Our sadness at losing Steve is profound. But it pales in comparison with the deep loss felt by his loving family. His wife, Marlene; his children Aaron, Beth and Emma; and his grandchildren. I know I speak for us all at Qantas when I offer them our sincerest condolences, and sincere thanks for sharing Steve with us for so many years.
Steve’s family wants part of his legacy to be a financial contribution to the Chris O’Brien Lifehouse, an institution that nursed Steve during his fight with cancer. For those who would like to donate in Steve’s memory, please visit http://bit.ly/2GCqkLh and note that Qantas will match those donations.
Kaarlo Karvonen, Chair IATA SEG:
Steve Jackson joined the global aviation security community over a decade ago when assuming the role of Group Head of Security, Facilitation and Resilience for Qantas. Steve brought in valuable experience from his previous roles, particularly in the Australian Federal Police. He believed that security is necessary and that to be effective it needs to be focused on the risks which are pertinent and it needs to be deliverable.
He took a very active role in formulating the global aviation security agenda. Taking a leadership role with a visionary focus was very typical for Steve. He held everyone accountable for bringing their best ideas and efforts to the table, including himself. He was a true leader, with a big heart, and he was not afraid to fully commit himself to things he believed in.

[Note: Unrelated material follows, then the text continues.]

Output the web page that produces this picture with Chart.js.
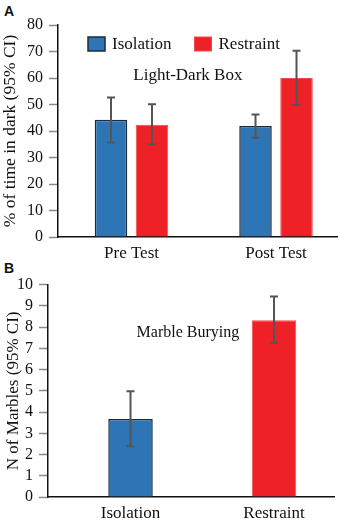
<!DOCTYPE html>
<html>
<head>
<meta charset="utf-8">
<script src="https://cdn.jsdelivr.net/npm/chart.js@4/dist/chart.umd.min.js"></script>
<style>
  html, body { margin: 0; padding: 0; background: #fff; overflow: hidden; }
  body { width: 338px; height: 522px; position: relative; }
  .panel { position: absolute; left: 0; width: 338px; }
  #panelA { top: 0; height: 262px; }
  #panelB { top: 262px; height: 260px; }
  .tag { position: absolute; left: 4px; font: bold 14px "Liberation Sans", Arial, sans-serif; color: #111; }
</style>
</head>
<body>
<div class="tag" style="top:3px">A</div>
<div class="tag" style="top:260px">B</div>
<div class="panel" id="panelA"><canvas id="chartA" width="338" height="262"></canvas></div>
<div class="panel" id="panelB"><canvas id="chartB" width="338" height="260"></canvas></div>
<script>
// Panel A: light-dark box, time in dark by test phase.
const phases = ['Pre Test', 'Post Test'];
const isolationDark = [44.2, 41.9];
const isolationDarkLow = [35.7, 37.5];
const isolationDarkHigh = [52.6, 46.2];
const restraintDark = [42.4, 60.0];
const restraintDarkLow = [35.0, 49.8];
const restraintDarkHigh = [50.1, 70.3];

// Panel B: marble burying by group.
const groups = ['Isolation', 'Restraint'];
const marbles = [3.67, 8.33];
const marblesLow = [2.39, 7.26];
const marblesHigh = [4.98, 9.45];

const BLUE = '#2E75B6';
const BLUE_EDGE = '#1B2A3C';
const RED = '#EE2226';
const RED_EDGE = '#F24A4D';
const SERIF = '"Liberation Serif", "Times New Roman", serif';

Chart.defaults.font.family = SERIF;
Chart.defaults.color = '#111';
Chart.defaults.animation = false;

const toPoints = (values) => values.map((v, i) => ({ x: i + 1, y: v }));

const errorBars = {
  id: 'errorBars',
  afterDatasetsDraw(chart) {
    const { ctx } = chart;
    const yScale = chart.scales.y;
    chart.data.datasets.forEach((ds, di) => {
      const meta = chart.getDatasetMeta(di);
      meta.data.forEach((bar, i) => {
        const top = yScale.getPixelForValue(ds.errorHigh[i]);
        const bottom = yScale.getPixelForValue(ds.errorLow[i]);
        ctx.save();
        ctx.strokeStyle = '#555';
        ctx.lineWidth = 2;
        ctx.beginPath();
        ctx.moveTo(bar.x, top);
        ctx.lineTo(bar.x, bottom);
        ctx.moveTo(bar.x - 4, top);
        ctx.lineTo(bar.x + 4, top);
        ctx.moveTo(bar.x - 4, bottom);
        ctx.lineTo(bar.x + 4, bottom);
        ctx.stroke();
        ctx.restore();
      });
    });
  },
};

const caption = {
  id: 'caption',
  afterDatasetsDraw(chart, args, opts) {
    const { ctx, scales } = chart;
    ctx.save();
    ctx.font = `${opts.size}px ${SERIF}`;
    ctx.fillStyle = '#111';
    ctx.textAlign = 'center';
    ctx.textBaseline = 'middle';
    ctx.fillText(opts.text, scales.x.getPixelForValue(opts.x), scales.y.getPixelForValue(opts.y));
    ctx.restore();
  },
};

// one-row legend inside the plot, like the original figure
const inlineLegend = {
  id: 'inlineLegend',
  afterDatasetsDraw(chart, args, opts) {
    if (!opts.show) return;
    const { ctx } = chart;
    let x = opts.left;
    ctx.save();
    ctx.font = `${opts.size}px ${SERIF}`;
    ctx.textBaseline = 'middle';
    ctx.textAlign = 'left';
    chart.data.datasets.forEach((ds) => {
      ctx.fillStyle = ds.backgroundColor;
      ctx.strokeStyle = ds.borderColor;
      ctx.lineWidth = ds.borderWidth;
      ctx.fillRect(x, opts.top, 17, 14);
      ctx.strokeRect(x, opts.top, 17, 14);
      ctx.fillStyle = '#111';
      ctx.fillText(ds.label, x + 24, opts.top + 8);
      x += 24 + ctx.measureText(ds.label).width + 23;
    });
    ctx.restore();
  },
};

function xScale(labels, min, max) {
  return {
    type: 'linear',
    min,
    max,
    bounds: 'data',
    offset: false,
    afterBuildTicks: (scale) => {
      scale.ticks = labels.map((_, i) => ({ value: i + 1 }));
    },
    afterFit: (scale) => { scale.height = 25; },
    ticks: {
      autoSkip: false,
      maxRotation: 0,
      padding: 6,
      font: { size: 17 },
      color: '#111',
      callback: (v) => labels[v - 1] ?? '',
    },
    grid: { offset: false, drawOnChartArea: false, drawTicks: false },
    border: { color: '#111', width: 1.5 },
  };
}

function yScale(max, step, width, title, titleSize, titlePad) {
  return {
    min: 0,
    max,
    afterFit: (scale) => { scale.width = width; },
    ticks: { stepSize: step, autoSkip: false, padding: 6, font: { size: 16 }, color: '#111' },
    grid: { drawOnChartArea: false, tickLength: 9, tickColor: '#888', tickWidth: 1.5 },
    border: { color: '#111', width: 1.5 },
    title: { display: true, text: title, padding: { top: titlePad, bottom: 0 }, font: { size: titleSize }, color: '#111' },
  };
}

new Chart(document.getElementById('chartA'), {
  type: 'bar',
  data: {
    datasets: [
      {
        label: 'Isolation',
        data: toPoints(isolationDark),
        errorLow: isolationDarkLow,
        errorHigh: isolationDarkHigh,
        backgroundColor: BLUE,
        borderColor: BLUE_EDGE,
        borderWidth: 1.5,
      },
      {
        label: 'Restraint',
        data: toPoints(restraintDark),
        errorLow: restraintDarkLow,
        errorHigh: restraintDarkHigh,
        backgroundColor: RED,
        borderColor: RED_EDGE,
        borderWidth: 1,
      },
    ],
  },
  options: {
    responsive: false,
    categoryPercentage: 0.5675,
    barPercentage: 0.793,
    layout: { padding: { top: 25, left: 0, right: 0, bottom: 0 } },
    scales: {
      x: xScale(phases, 0.4913, 2.429),
      y: yScale(80, 10, 58, '% of time in dark (95% CI)', 17.5, 0),
    },
    plugins: {
      legend: { display: false },
      inlineLegend: { show: true, left: 88, top: 37, size: 17 },
      tooltip: { enabled: false },
      caption: { text: 'Light-Dark Box', size: 17, x: 1.39, y: 61.1 },
    },
  },
  plugins: [errorBars, caption, inlineLegend],
});

new Chart(document.getElementById('chartB'), {
  type: 'bar',
  data: {
    datasets: [
      {
        label: 'Marbles',
        data: toPoints(marbles),
        errorLow: marblesLow,
        errorHigh: marblesHigh,
        backgroundColor: [BLUE, RED],
        borderColor: [BLUE_EDGE, RED_EDGE],
        borderWidth: [1.5, 1],
      },
    ],
  },
  options: {
    responsive: false,
    categoryPercentage: 1,
    barPercentage: 0.31,
    layout: { padding: { top: 22.7, left: 0, right: 4, bottom: 0 } },
    scales: {
      x: xScale(groups, 0.425, 2.418),
      y: yScale(10, 1, 48, 'N of Marbles (95% CI)', 17, 3),
    },
    plugins: {
      legend: { display: false },
      tooltip: { enabled: false },
      caption: { text: 'Marble Burying', size: 16, x: 1.40, y: 7.72 },
    },
  },
  plugins: [errorBars, caption],
});
</script>
</body>
</html>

Steve was a member of the IATA Security Group (SEG) and served as the Chair between 2015-2017. During his chairmanship he strived for a holistic approach with all the key stakeholders, especially the aviation security regulators, to address the existing and future security challenges. Steve was instrumental in several international working groups and task forces. His achievements in getting us all to understand and respect each other’s concerns and obligations has paved the way for us to reach the next level in global aviation security. Steve’s warmth and companionship will be hugely missed. SEG is committed to ensure that his approach and drive live on.
A memorial service celebrating Steve’s life, and supported by both Qantas and the Australian Federal Police, was held at the International Convention Centre in Darling Harbour, Sydney, on Thursday 8th February 2018.